[img id=”76895″ align=”alignleft”] At a panel discussion arranged in advance of the Faculty Senate meeting two weeks ago, Nobel Prize–winning economist James Heckman made the comment that the Department of Economics has no ideological bottom line. There is but one thing common to the faculty, he said, and that is excellence.
Heckman isn’t especially unique around here—not with his Nobel laurels and not with his passion for excellence. He just happens to articulate an idea about our University that student activists have been grappling with for years, an idea that dislodges ethical and political questions from the realm of reasonable discourse and promotes the onward march of potentially any administrative decision threatened by dissent. As Bill Readings points out in The University in Ruins, if the notion of excellence is to serve the University as “the idea that functions as its referent, as the end and meaning of its activities,” then we encounter the problem that this idea, excellence, “itself has no referent.”
Yet many members of the University community would affirm with great sincerity that excellence in teaching and research is the guiding light of our institution. The Kalven Report states that, “The mission of the university is the discovery, improvement, and dissemination of knowledge,” and this principle, as subject to the hermeneutical authority of the University administration, has endured to this day.
One would be remiss to discredit the value of excellence, but even for Aristotle excellence simply meant the sagacity of matching means with ends, with the ends themselves needing somehow to be defined and defended as worthwhile.
Following the Kalven Report, the University is supposed to reside above “political fashions, passions, and pressures,” and to abscond from moral questions that properly belong to individual faculty and students, organized as constituents of this community of scholars.
Thus the ends for excellence must be decided in two ways: one for the University itself and another for the scholarly bodies in which research and teaching are carried out.

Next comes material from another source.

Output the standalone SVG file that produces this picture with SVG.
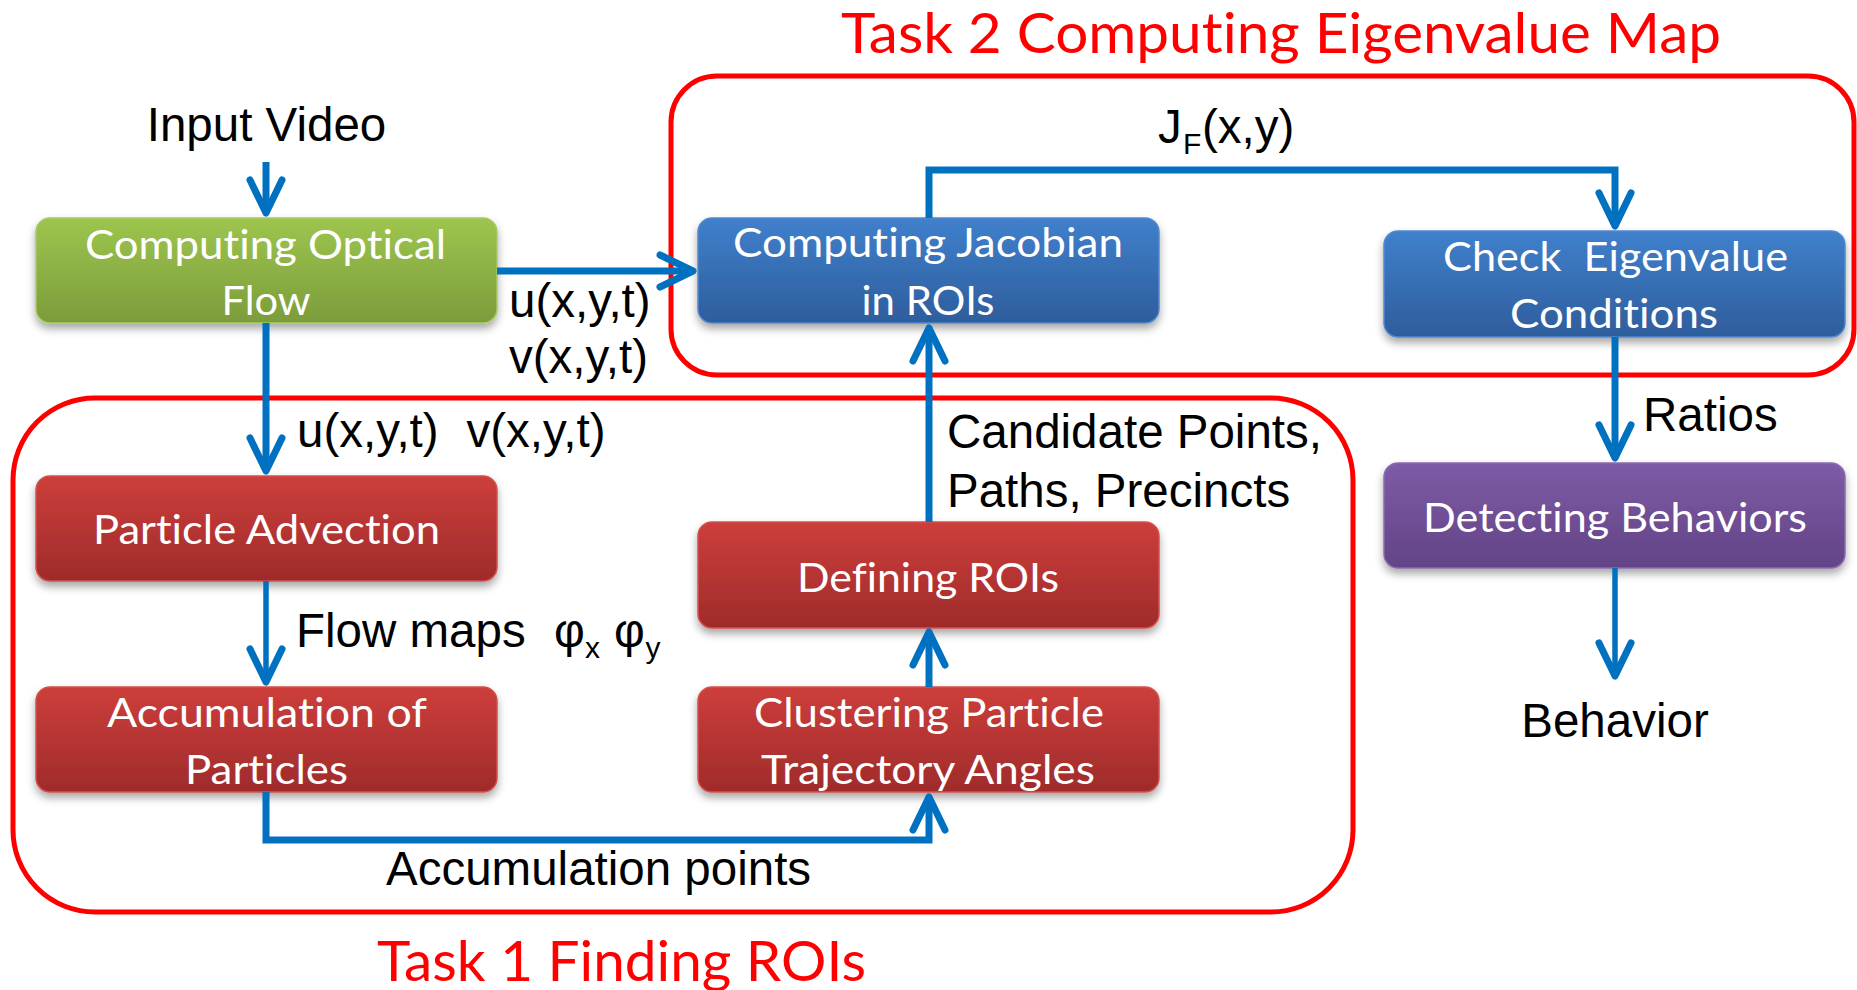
<svg xmlns="http://www.w3.org/2000/svg" width="1857" height="990" viewBox="0 0 1857 990">
<style>
.frame{fill:none;stroke:#FF0000;stroke-width:5}
.lbl{font-family:"Liberation Sans",Arial,sans-serif;font-size:47.5px;fill:#000}
.sub{font-size:30px}
.box{font-family:Lato,"Noto Sans",sans-serif;font-size:40px;fill:#fff;text-anchor:middle;font-variant-ligatures:none}
.title{font-family:Lato,"Noto Sans",sans-serif;font-size:56px;fill:#FF0000;font-variant-ligatures:none}
.con{fill:none;stroke:#0070C0;stroke-width:7;stroke-linejoin:miter}
.thin{stroke-width:5.5}
</style>
<defs>
<linearGradient id="gGreen" x1="0" y1="0" x2="0" y2="1"><stop offset="0" stop-color="#9DC54E"/><stop offset="1" stop-color="#7C9C3B"/></linearGradient>
<linearGradient id="gBlue" x1="0" y1="0" x2="0" y2="1"><stop offset="0" stop-color="#4080CC"/><stop offset="1" stop-color="#2E5D9C"/></linearGradient>
<linearGradient id="gRed" x1="0" y1="0" x2="0" y2="1"><stop offset="0" stop-color="#CD3E3B"/><stop offset="1" stop-color="#9F2B2B"/></linearGradient>
<linearGradient id="gPurple" x1="0" y1="0" x2="0" y2="1"><stop offset="0" stop-color="#7E5BA6"/><stop offset="1" stop-color="#624486"/></linearGradient>
<filter id="sh" x="-10%" y="-20%" width="120%" height="150%"><feDropShadow dx="0" dy="5" stdDeviation="4" flood-color="#000" flood-opacity="0.35"/></filter>
<marker id="arr" markerUnits="userSpaceOnUse" viewBox="-42 -24 50 48" markerWidth="50" markerHeight="48" refX="0" refY="0" orient="auto">
<path d="M-33,-16 L0,0 L-33,16" fill="none" stroke="#0070C0" stroke-width="7" stroke-linecap="round" stroke-linejoin="round"/>
</marker>
</defs>
<rect width="1857" height="990" fill="#fff"/>

<g id="frames">
<rect class="frame" x="671" y="76" width="1183" height="299" rx="46" ry="46"/>
<rect class="frame" x="13" y="398" width="1340" height="514" rx="82" ry="82"/>
<text class="title" x="841" y="53" textLength="880" lengthAdjust="spacingAndGlyphs">Task 2 Computing Eigenvalue Map</text>
<text class="title" x="377" y="981" textLength="489" lengthAdjust="spacingAndGlyphs">Task 1 Finding ROIs</text>
</g>

<g id="n_optical">
<rect x="36" y="218" width="461" height="105" rx="14" fill="url(#gGreen)" stroke="#A6CB62" stroke-width="1.5" filter="url(#sh)"/>
<text class="box" x="265.5" y="259" textLength="361" lengthAdjust="spacingAndGlyphs">Computing Optical</text>
<text class="box" x="266" y="315" textLength="89" lengthAdjust="spacingAndGlyphs">Flow</text>
</g>
<g id="n_jacobian">
<rect x="698" y="218" width="461" height="105" rx="14" fill="url(#gBlue)" stroke="#5089CF" stroke-width="1.5" filter="url(#sh)"/>
<text class="box" x="928" y="257" textLength="390" lengthAdjust="spacingAndGlyphs">Computing Jacobian</text>
<text class="box" x="928" y="315" textLength="133" lengthAdjust="spacingAndGlyphs">in ROIs</text>
</g>
<g id="n_check">
<rect x="1384" y="231" width="461" height="106" rx="14" fill="url(#gBlue)" stroke="#5089CF" stroke-width="1.5" filter="url(#sh)"/>
<text class="box" x="1615.5" y="271" textLength="345" lengthAdjust="spacingAndGlyphs" xml:space="preserve" style="white-space:pre">Check  Eigenvalue</text>
<text class="box" x="1614" y="328" textLength="208" lengthAdjust="spacingAndGlyphs">Conditions</text>
</g>
<g id="n_detecting">
<rect x="1384" y="463" width="461" height="105" rx="14" fill="url(#gPurple)" stroke="#8A6BB0" stroke-width="1.5" filter="url(#sh)"/>
<text class="box" x="1615" y="532" textLength="384" lengthAdjust="spacingAndGlyphs">Detecting Behaviors</text>
</g>
<g id="n_advection">
<rect x="36" y="476" width="461" height="105" rx="14" fill="url(#gRed)" stroke="#D2504D" stroke-width="1.5" filter="url(#sh)"/>
<text class="box" x="266.5" y="544" textLength="347" lengthAdjust="spacingAndGlyphs">Particle Advection</text>
</g>
<g id="n_accumulation">
<rect x="36" y="687" width="461" height="105" rx="14" fill="url(#gRed)" stroke="#D2504D" stroke-width="1.5" filter="url(#sh)"/>
<text class="box" x="267" y="727" textLength="320" lengthAdjust="spacingAndGlyphs">Accumulation of</text>
<text class="box" x="266.5" y="784" textLength="163" lengthAdjust="spacingAndGlyphs">Particles</text>
</g>
<g id="n_defining">
<rect x="698" y="522" width="461" height="106" rx="14" fill="url(#gRed)" stroke="#D2504D" stroke-width="1.5" filter="url(#sh)"/>
<text class="box" x="928" y="592" textLength="262" lengthAdjust="spacingAndGlyphs">Defining ROIs</text>
</g>
<g id="n_clustering">
<rect x="698" y="687" width="461" height="105" rx="14" fill="url(#gRed)" stroke="#D2504D" stroke-width="1.5" filter="url(#sh)"/>
<text class="box" x="929" y="727" textLength="350" lengthAdjust="spacingAndGlyphs">Clustering Particle</text>
<text class="box" x="928" y="784" textLength="334" lengthAdjust="spacingAndGlyphs">Trajectory Angles</text>
</g>
<g id="n_input">
<text class="lbl" x="266.5" y="141" text-anchor="middle">Input Video</text>
</g>
<g id="n_behavior">
<text class="lbl" x="1615" y="737" text-anchor="middle">Behavior</text>
</g>

<g id="connectors">
<path class="con" d="M266,162 L266,213" marker-end="url(#arr)"/>
<path class="con" d="M497,271 L693,271" marker-end="url(#arr)"/>
<path class="con" d="M266,323 L266,471" marker-end="url(#arr)"/>
<path class="con thin" d="M266,581 L266,682" marker-end="url(#arr)"/>
<path class="con" d="M266,792 L266,840 L929,840 L929,797" marker-end="url(#arr)"/>
<path class="con" d="M929,687 L929,632" marker-end="url(#arr)"/>
<path class="con" d="M929,522 L929,328" marker-end="url(#arr)"/>
<path class="con" d="M929,218 L929,170 L1615,170 L1615,226" marker-end="url(#arr)"/>
<path class="con" d="M1615,337 L1615,458" marker-end="url(#arr)"/>
<path class="con thin" d="M1615,568 L1615,676" marker-end="url(#arr)"/>
</g>

<g id="labels">
<text class="lbl" x="509" y="317">u(x,y,t)</text>
<text class="lbl" x="509" y="373">v(x,y,t)</text>
<text class="lbl" x="297" y="447">u(x,y,t)<tspan x="466.5">v(x,y,t)</tspan></text>
<text class="lbl" x="296" y="647">Flow maps<tspan x="554">φ</tspan><tspan class="sub" x="585" y="658">x</tspan><tspan x="614" y="647">φ</tspan><tspan class="sub" x="645.5" y="658">y</tspan></text>
<text class="lbl" x="1158" y="143">J<tspan class="sub" x="1183" y="154">F</tspan><tspan x="1202" y="143">(x,y)</tspan></text>
<text class="lbl" x="947" y="448">Candidate Points,</text>
<text class="lbl" x="947" y="507">Paths, Precincts</text>
<text class="lbl" x="1643" y="431">Ratios</text>
<text class="lbl" x="386" y="885">Accumulation points</text>
</g>
</svg>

The University proper is imagined as a techno-bureaucratic mechanism that facilitates the execution of the knowledge-centered mission statement. The University acts on many levels: It arbitrates between its many divisions and departments; it acts to secure and manage financial and physical resources; it interacts with government structures; it is an employer and a purchaser; and it must also account to the community in whose midst and at whose benefit or expense it pursues its expansive agenda.
Every decision made by the University must in some way encounter political and ethical questions and entail political and ethical consequences. Even a decision not to act—as in the Darfur controversy—is, in essence, an affirmative decision. The purchase of land tracts, the acceptance of money with curious stipulations, the design of public-health policies—all these have irrefragable political or ethical content.
Sometimes, when the University works on behalf of or in tandem with,specific members of the University community entitled to their own political and moral views, it becomes meaningfully entangled with those views.
Consider the controversy over the Milton Friedman Institute. Even Professor Heckman, a member of the board for the Institute, recently confirmed the plausibility that the Institute could become the haven of particular views and biases. He added that every institute, perhaps every department, is afflicted with that condition.
If Heckman is correct, then political and moral content has and continues to be part of our institutional heritage. The problem is not that the Kalven Report is being torn asunder by unscrupulous partisans; the problem is that the Kalven Report itself is but a mask and a pretext.
The University makes politically and morally charged decisions all the time. It’s only when the modus vivendi—the agreement to disagree—is challenged that the problem surfaces at all.
It’s high time we admit what everybody already knows: The University of Chicago is not just a community of scholars. It is a far-reaching institution and it makes important decisions that affect many people’s lives, whether on or off campus.
We need honesty, not denial. We need transparency, not mystification. Only once this is admitted in full will our mission be fulfilled. The University should not turn a blind eye to its own nature; it should practice the critical engagement, the excellence, which it expects of each of its members.
Marshall Knudson is a third-year in the College majoring in anthropology.